Nel mondo, intanto, assistiamo a importanti cambiamenti, basti pensare agli Stati americani dove si sta affermando un mercato legale della cannabis che sostituisce quello illegale con molteplici e oggettivi benefici. Le istituzioni democratiche sono vive e funzionano se sanno cambiare anche radicalmente politiche fallimentari.

Ma torniamo a Montecitorio dove, contrariamente a quanto previsto e auspicato, la Commissione Giustizia ha deciso di non decidere rinviando a settembre il voto sul testo base da adottare. Insieme al centrodestra, anche Italia Viva ha chiesto più tempo motivando la richiesta con la necessità di approfondire il testo e il tema. Ma in oltre un anno e mezzo abbiamo beneficiato di un ciclo di audizioni davvero completo se si considera anche il perimetro circoscritto del provvedimento.

Evidentemente qualcuno spera che in autunno le urgenze siano altre e la situazione politica sia tale da far finire tutto su un binario morto.

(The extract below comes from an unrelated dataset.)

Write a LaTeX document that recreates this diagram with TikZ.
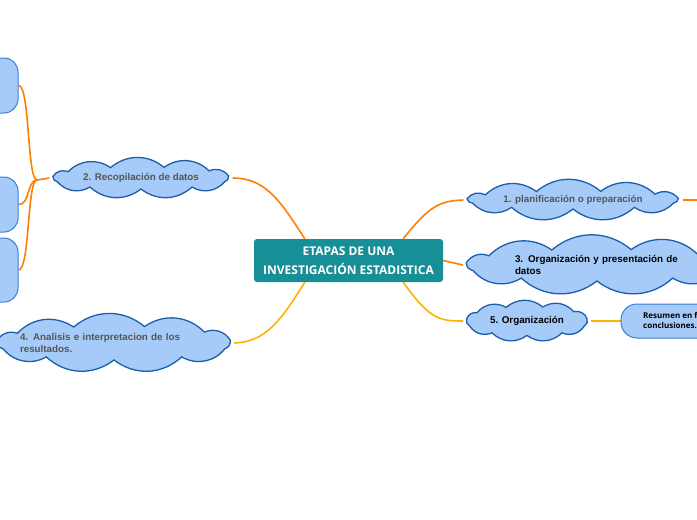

Sulla carta la maggioranza favorevole c’è, ma il rischio da evitare assolutamente è che a settembre non ci sia o non si manifesti.

E’ adesso quindi il momento di richiamare tutte le forze politiche alle loro responsabilità: vengano avanti i riformatori nel Pd, nel M5S, in Fi o dovunque siano, tutti coloro che solo pochi giorni fa hanno sostenuto la riforma Cartabia che tra i suoi obiettivi ha proprio quello di limitare l’ingresso in carcere per i fatti di particolare tenuità.

Altrimenti sarà inevitabile prepararci a un referendum anche per questa battaglia di civiltà.